2) Hypermodels for Interoperability (H4I) are to be extended to modular models of composite
systems. Previously assessed for ArchiMate, H4I are now to be assessed for system modelling
languages, making the link to various technical environment such as a) Graph (as defined by graph
theory) database supporting usage of graph based problem solving algorithms b) Semantic web and
linked data technologies c) Text processing platforms encompassing Natural Language Processing,
Large Language Models, Deep Learning and many other AI related technologies, with AI for MBSE
and MBSE for AI innovative solutions d) Knowledge databases capturing the MBSE and SE practices
and representations e) Process execution platforms based on rules based engines and agent based smart
workflow systems f) Sovereign data platforms with data as products, as specified by GayaX (at gaia-
x.eu) g) Interactive semantic visualization platform enhancing visual navigation and exploratory
systems.

3) More generally, complexity of systems of systems with emerging and adaptative behaviours are
still an area to explore, in order to identify proper approaches for dealing with holons. Holons are things
which are at the same time a whole and a part, a product and a component of an upper-level system not
necessarily known in advance before its production [4]. This is the core concept behind “Standard Parts”
within an industrial context. Aggregating digital representations of a product as a part of digital
representation of an upper system is one of the most challenging issue in terms of interoperability for
heterogeneous modelling environments, considering Product & Process data management It strongly
impacts the setup of digital collaborations when considering multiscale systems development by
multiscale networked dynamic and adaptative organizations. New software and hardware proposed by
Information and Communication technologies should enable the digitalisation of such collaboration,
relying on the appropriate paradigms. This is currently far from being the case if considering the
extensive usage of tables and flat graphs when dealing with data management.

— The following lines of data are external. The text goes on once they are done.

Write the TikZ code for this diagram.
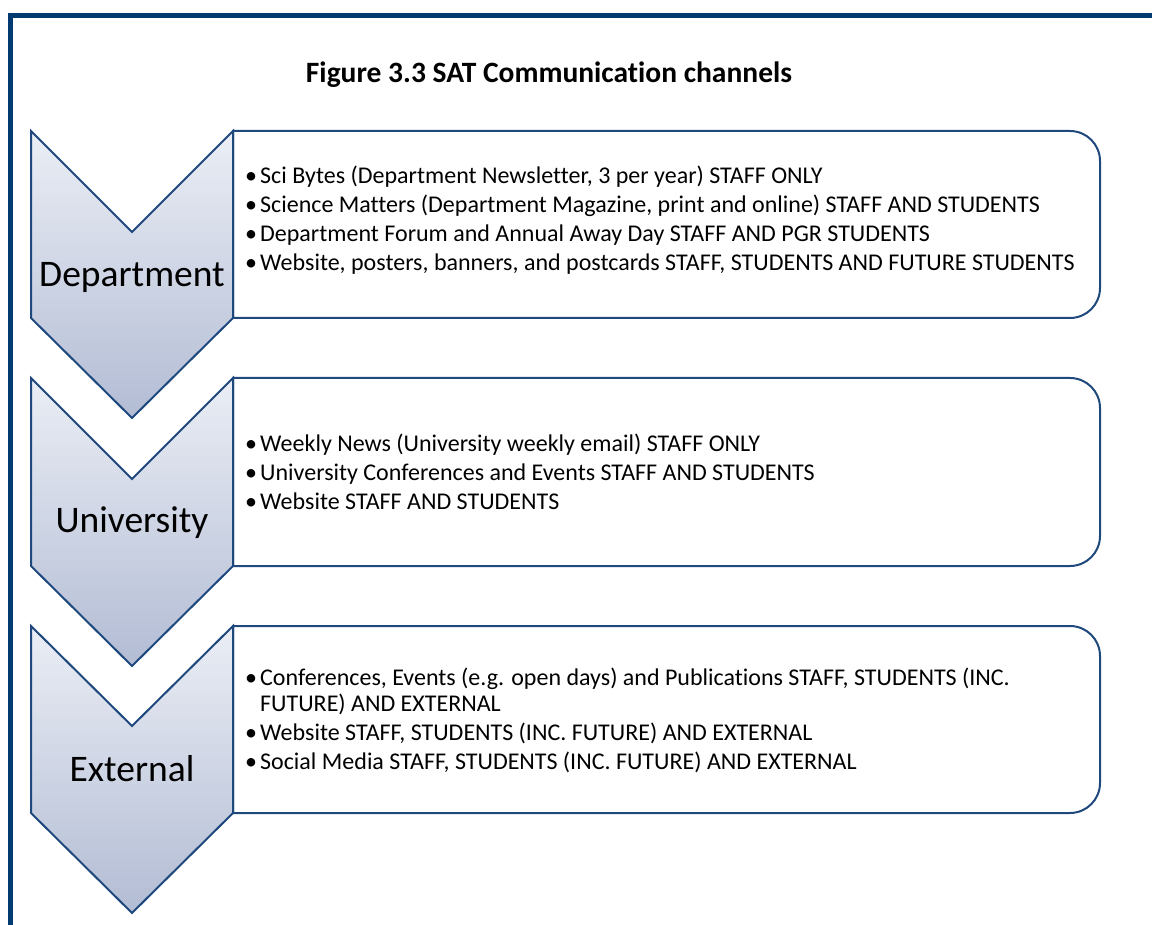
\documentclass[tikz,border=0pt]{standalone}
\usepackage{fontspec}
\setmainfont[Ligatures={NoCommon}]{Carlito}
\newcommand{\chanitem}{\makebox[15pt][l]{\textbullet}}

\begin{document}
\begin{tikzpicture}[x=1pt, y=1pt]

  % Define Colors
  \definecolor{frameblue}{RGB}{0,58,112}
  \definecolor{lineblue}{RGB}{31,73,125}
  \definecolor{chevtop}{RGB}{235,238,245}
  \definecolor{chevbot}{RGB}{178,188,212}

  % Styles
  \tikzstyle{chevron}=[draw=lineblue, line width=2pt, line join=miter, top color=chevtop, bottom color=chevbot]
  \tikzstyle{listbox}=[draw=lineblue, line width=2pt, fill=white]
  \tikzstyle{levelname}=[font=\fontsize{37.5}{40}\selectfont, inner sep=0pt]
  \tikzstyle{chanlist}=[anchor=west, align=left, inner sep=0pt, font=\fontsize{24}{26}\selectfont]

  \clip (0,0) rectangle (1152,-925);

  % Frame
  \draw[frameblue, line width=5pt] (10,-960) -- (10,-16) -- (1200,-16);

  % Title
  \node[font=\fontsize{29.5}{32}\selectfont\bfseries] (title) at (549,-75) {Figure 3.3 SAT Communication channels};

  % Boxes
  \draw[listbox] (233,-131) -- (1070,-131) arc[start angle=90, end angle=0, radius=30] -- (1100,-288) arc[start angle=0, end angle=-90, radius=30] -- (233,-318) -- cycle;
  \draw[listbox] (233,-378) -- (1070,-378) arc[start angle=90, end angle=0, radius=30] -- (1100,-536) arc[start angle=0, end angle=-90, radius=30] -- (233,-566) -- cycle;
  \draw[listbox] (233,-626) -- (1070,-626) arc[start angle=90, end angle=0, radius=30] -- (1100,-783) arc[start angle=0, end angle=-90, radius=30] -- (233,-813) -- cycle;

  % Chevrons
  \draw[chevron] (31,-131) -- (132,-232) -- (233,-131) -- (233,-318) -- (132,-418) -- (31,-318) -- cycle;
  \draw[chevron] (31,-378) -- (132,-479) -- (233,-378) -- (233,-566) -- (132,-666) -- (31,-566) -- cycle;
  \draw[chevron] (31,-626) -- (132,-726) -- (233,-626) -- (233,-813) -- (132,-913) -- (31,-813) -- cycle;

  % Level names
  \node[levelname] (dept) at (132,-277) {Department};
  \node[levelname] (univ) at (132,-523) {University};
  \node[levelname] (ext) at (132,-769) {External};

  % Channels
  \node[chanlist] (deptlist) at (245,-220) {\chanitem Sci Bytes (Department Newsletter, 3 per year) STAFF ONLY\\[3pt]
    \chanitem Science Matters (Department Magazine, print and online) STAFF AND STUDENTS\\[3pt]
    \chanitem Department Forum and Annual Away Day STAFF AND PGR STUDENTS\\[3pt]
    \chanitem Website, posters, banners, and postcards STAFF, STUDENTS AND FUTURE STUDENTS};

  \node[chanlist] (univlist) at (245,-472) {\chanitem Weekly News (University weekly email) STAFF ONLY\\[3pt]
    \chanitem University Conferences and Events STAFF AND STUDENTS\\[3pt]
    \chanitem Website STAFF AND STUDENTS};

  \node[chanlist] (extlist) at (245,-720) {\chanitem Conferences, Events (e.g. open days) and Publications STAFF, STUDENTS (INC.\\
    \hspace*{15pt}FUTURE) AND EXTERNAL\\[3pt]
    \chanitem Website STAFF, STUDENTS (INC. FUTURE) AND EXTERNAL\\[3pt]
    \chanitem Social Media STAFF, STUDENTS (INC. FUTURE) AND EXTERNAL};

\end{tikzpicture}
\end{document}
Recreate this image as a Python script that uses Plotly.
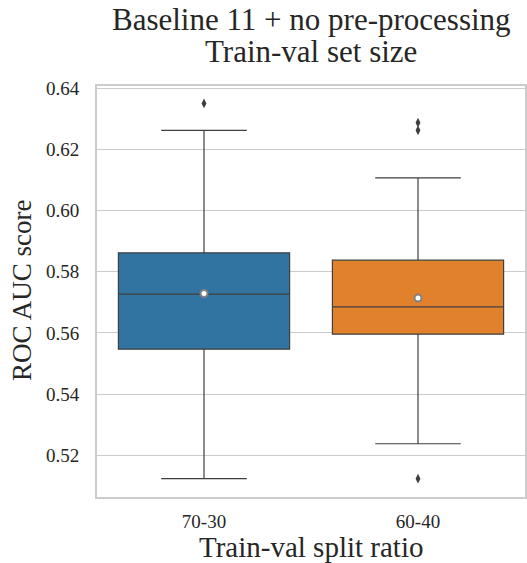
import plotly.graph_objects as go

categories = ["70-30", "60-40"]
colors = ["#3274a1", "#e1812c"]
q1 = [0.5547, 0.5596]
median = [0.5727, 0.5685]
q3 = [0.5862, 0.5838]
lower_whisker = [0.5124, 0.5238]
upper_whisker = [0.6262, 0.6107]
means = [0.5729, 0.5714]
outlier_cats = ["70-30", "60-40", "60-40", "60-40"]
outlier_vals = [0.6350, 0.6287, 0.6262, 0.5124]
yticks = [0.52, 0.54, 0.56, 0.58, 0.60, 0.62, 0.64]
ytick_labels = ["0.52", "0.54", "0.56", "0.58", "0.60", "0.62", "0.64"]
title_lines = ["Baseline 11 + no pre-processing", "Train-val set size"]
x_title = "Train-val split ratio"
y_title = "ROC AUC score"

FONT = "Liberation Serif"
TXT = "#262626"
W, H = 527, 563
ML, MR, MT, MB = 97, 2, 86, 66
PH = H - MT - MB


def py(ypx):
    """paper y fraction for a pixel row"""
    return 1 - (ypx - MT) / PH


def px(xpx):
    return (xpx - ML) / (W - ML - MR)


fig = go.Figure()
for i, c in enumerate(categories):
    fig.add_trace(go.Box(
        x=[c], q1=[q1[i]], median=[median[i]], q3=[q3[i]],
        lowerfence=[lower_whisker[i]], upperfence=[upper_whisker[i]],
        fillcolor=colors[i], line=dict(color="#3f3f3f", width=1.2),
        width=0.8, whiskerwidth=0.5, boxpoints=False, showlegend=False,
        hoverinfo="skip",
    ))

fig.add_trace(go.Scatter(
    x=categories, y=means, mode="markers", showlegend=False,
    marker=dict(symbol="circle", size=7, color="white",
                line=dict(color="#808080", width=2)),
))
fig.add_trace(go.Scatter(
    x=outlier_cats, y=outlier_vals, mode="markers", showlegend=False,
    marker=dict(symbol="diamond-tall", size=7, color="#3f3f3f",
                line=dict(width=0)),
))

annotations = [
    dict(text=title_lines[0], x=0.5, y=py(20), xref="paper", yref="paper",
         xanchor="center", yanchor="middle", showarrow=False,
         font=dict(size=31, family=FONT, color=TXT)),
    dict(text=title_lines[1], x=0.5, y=py(51), xref="paper", yref="paper",
         xanchor="center", yanchor="middle", showarrow=False,
         font=dict(size=31, family=FONT, color=TXT)),
    dict(text=x_title, x=0.5, y=py(547), xref="paper", yref="paper",
         xanchor="center", yanchor="middle", showarrow=False,
         font=dict(size=29, family=FONT, color=TXT)),
    dict(text=y_title, x=px(22), y=py(290), xref="paper", yref="paper",
         xanchor="center", yanchor="middle", showarrow=False, textangle=-90,
         font=dict(size=27, family=FONT, color=TXT)),
]

fig.update_layout(
    width=W, height=H,
    margin=dict(l=ML, r=MR, t=MT, b=MB),
    paper_bgcolor="white", plot_bgcolor="white",
    boxmode="overlay",
    font=dict(family=FONT, color=TXT, size=18),
    annotations=annotations,
    xaxis=dict(type="category", categoryorder="array", categoryarray=categories,
               range=[-0.5, 1.5], showline=True, mirror=True,
               linecolor="#cccccc", linewidth=2, showgrid=False,
               ticks="", ticklabelstandoff=6, automargin=False,
               tickfont=dict(size=19)),
    yaxis=dict(range=[0.5064, 0.6407], showline=True, mirror=True,
               linecolor="#cccccc", linewidth=2, showgrid=True,
               gridcolor="#cccccc", gridwidth=1.3, zeroline=False,
               tickvals=yticks, ticktext=ytick_labels,
               ticks="", ticklabelstandoff=12, automargin=False,
               tickfont=dict(size=19)),
)
fig.write_html(
    "out.html",
    config={"displayModeBar": False},
    post_script="document.body.style.margin='0';document.body.style.overflow='hidden';",
)
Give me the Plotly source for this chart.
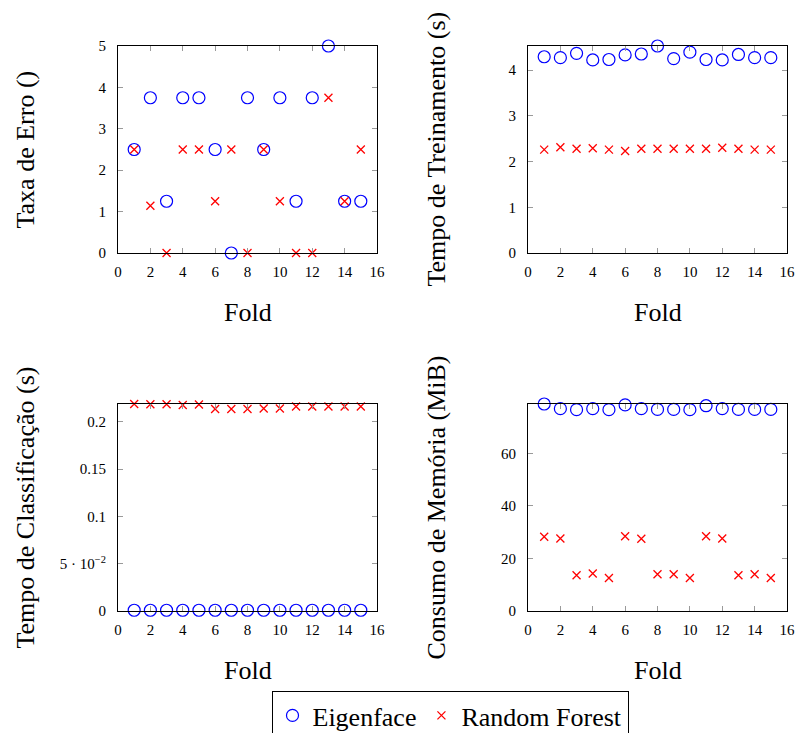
import plotly.graph_objects as go

W, H = 798, 733


def px(x):
    return x / W


def py(y):
    return 1 - y / H


folds = list(range(1, 16))

# Taxa de Erro ()
err_eig = [2.5, 3.75, 1.25, 3.75, 3.75, 2.5, 0, 3.75, 2.5, 3.75, 1.25, 3.75, 5.0, 1.25, 1.25]
err_rf = [2.5, 1.14, 0, 2.5, 2.5, 1.25, 2.5, 0, 2.5, 1.25, 0, 0, 3.75, 1.25, 2.5]

# Tempo de Treinamento (s)
train_eig = [4.29, 4.27, 4.365, 4.22, 4.23, 4.33, 4.35, 4.525, 4.25, 4.39, 4.23, 4.22, 4.34, 4.27, 4.27]
train_rf = [2.26, 2.31, 2.28, 2.29, 2.26, 2.23, 2.28, 2.28, 2.28, 2.28, 2.28, 2.30, 2.28, 2.26, 2.26]

# Tempo de Classificação (s)
class_eig = [0.0008] * 15
class_rf = [0.219, 0.2188, 0.2188, 0.218, 0.2184, 0.2138, 0.2138, 0.2138, 0.2142, 0.2142,
            0.2163, 0.2163, 0.2163, 0.2163, 0.2163]

# Consumo de Memória (MiB)
mem_eig = [78.85, 77.07, 76.7, 77.07, 76.7, 78.5, 77.07, 76.8, 76.8, 76.7, 78.2, 77.1, 76.8, 76.8, 76.8]
mem_rf = [28.3, 27.6, 13.6, 14.3, 12.6, 28.5, 27.5, 14.0, 14.0, 12.6, 28.5, 27.6, 13.6, 14.0, 12.6]

x_ticks = [0, 2, 4, 6, 8, 10, 12, 14, 16]

panels = [
    dict(eig=err_eig, rf=err_rf, title="Taxa de Erro ()", yrange=[0, 5],
         yticks=[0, 1, 2, 3, 4, 5], yticktext=["0", "1", "2", "3", "4", "5"],
         box=(118, 377, 46, 253), ytx=25, ftx=312),
    dict(eig=train_eig, rf=train_rf, title="Tempo de Treinamento (s)", yrange=[0, 4.525],
         yticks=[0, 1, 2, 3, 4], yticktext=["0", "1", "2", "3", "4"],
         box=(528, 787, 46, 253), ytx=436, ftx=312),
    dict(eig=class_eig, rf=class_rf, title="Tempo de Classificação (s)", yrange=[0, 0.219],
         yticks=[0, 0.05, 0.1, 0.15, 0.2],
         yticktext=["0", "5 · 10<sup>−2</sup>", "0.1", "0.15", "0.2"],
         box=(118, 377, 404, 611), ytx=25, ftx=670),
    dict(eig=mem_eig, rf=mem_rf, title="Consumo de Memória (MiB)", yrange=[0, 78.85],
         yticks=[0, 20, 40, 60], yticktext=["0", "20", "40", "60"],
         box=(528, 787, 404, 611), ytx=436, ftx=670),
]

TITLE_FONT = dict(family="Liberation Serif", size=26, color="black")
TICK_FONT = dict(family="Liberation Serif", size=15, color="black")

fig = go.Figure()
annotations = []
layout = {}
for i, p in enumerate(panels):
    n = "" if i == 0 else str(i + 1)
    xa, ya = "x" + n, "y" + n
    x0, x1, y0, y1 = p["box"]
    fig.add_trace(go.Scatter(
        x=folds, y=p["eig"], mode="markers", name="Eigenface", xaxis=xa, yaxis=ya,
        showlegend=(i == 0), cliponaxis=False,
        marker=dict(symbol="circle-open", size=12, color="blue", line=dict(width=1.2, color="blue"))))
    fig.add_trace(go.Scatter(
        x=folds, y=p["rf"], mode="markers", name="Random Forest", xaxis=xa, yaxis=ya,
        showlegend=(i == 0), cliponaxis=False,
        marker=dict(symbol="x-thin-open", size=8, color="red", line=dict(width=1.3, color="red"))))
    common = dict(showline=True, linecolor="black", linewidth=1, mirror="ticks",
                  ticks="inside", ticklen=5, tickwidth=1, tickcolor="#9a9a9a",
                  showgrid=False, zeroline=False, tickfont=TICK_FONT,
                  automargin=False)
    layout["xaxis" + n] = dict(domain=[px(x0), px(x1)], range=[0, 16], anchor=ya,
                               tickvals=x_ticks, ticktext=[str(t) for t in x_ticks],
                               ticklabelstandoff=5, **common)
    layout["yaxis" + n] = dict(domain=[py(y1), py(y0)], range=p["yrange"], anchor=xa,
                               tickvals=p["yticks"], ticktext=p["yticktext"],
                               ticklabelstandoff=8, **common)
    annotations.append(dict(text=p["title"], xref="paper", yref="paper",
                            x=px(p["ytx"]), y=py((y0 + y1) / 2), textangle=-90,
                            showarrow=False, font=TITLE_FONT, xanchor="center", yanchor="middle"))
    annotations.append(dict(text="Fold", xref="paper", yref="paper",
                            x=px((x0 + x1) / 2), y=py(p["ftx"]),
                            showarrow=False, font=TITLE_FONT, xanchor="center", yanchor="middle"))

fig.update_layout(
    template="none",
    width=W, height=H, margin=dict(l=0, r=0, t=0, b=0, autoexpand=False),
    plot_bgcolor="white", paper_bgcolor="white",
    annotations=annotations,
    legend=dict(orientation="h", x=px(450), xanchor="center", y=py(691), yanchor="top",
                bordercolor="black", borderwidth=1, font=TITLE_FONT, bgcolor="white",
                itemwidth=30, tracegroupgap=0),
    **layout,
)

fig.write_html("out.html", config={"displayModeBar": False},
               post_script="document.body.style.margin='0px';document.body.style.overflow='hidden';")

3 Conclusions and perspectives

As for computer-aided design and PLM two decades ago, deploying System Engineering and Model
Based System Engineering within the extended enterprise is quite challenging when considering
preparing and building holistically the required continuous operational interoperability for end to end
secured digital collaboration within a heterogeneous, volatile, ambiguous and uncertain environment.
This paper proposes an approach based on the Federated Interoperability Framework, with a new
iteration focussing on some specific actual interoperability issues related to SE and MBSE. This
approach combines research, standardization and governance activities in order to make emerge
effective digital collaboration environments with interoperable Common Working Environments.

References
[1] Alignment of the product lifecycle management federated interoperability framework with internet of things and virtual manufacturing. Comput. Ind. 130: 103466 (2021), D. Tchoffa et al.
[2] Groupe de Travail mixte AFIS-GIFAS, « Guide du modèle CRISEE », Issue 08/04/2024 – v3.5
[3] «What is a SMART Standard »- Jean Brangé, AFNET, https://www.afnet.fr/Content/2021-06-0102-ASD-Programme/2021-06-01-prez-PDF/ASD2021-01-JeanBrange.pdf
[4] A Product Oriented Modelling Concept - Holons for Systems Synchronisation and Interoperability. ICEIS (3) 2006: 19-26, Salah Baïna et Al.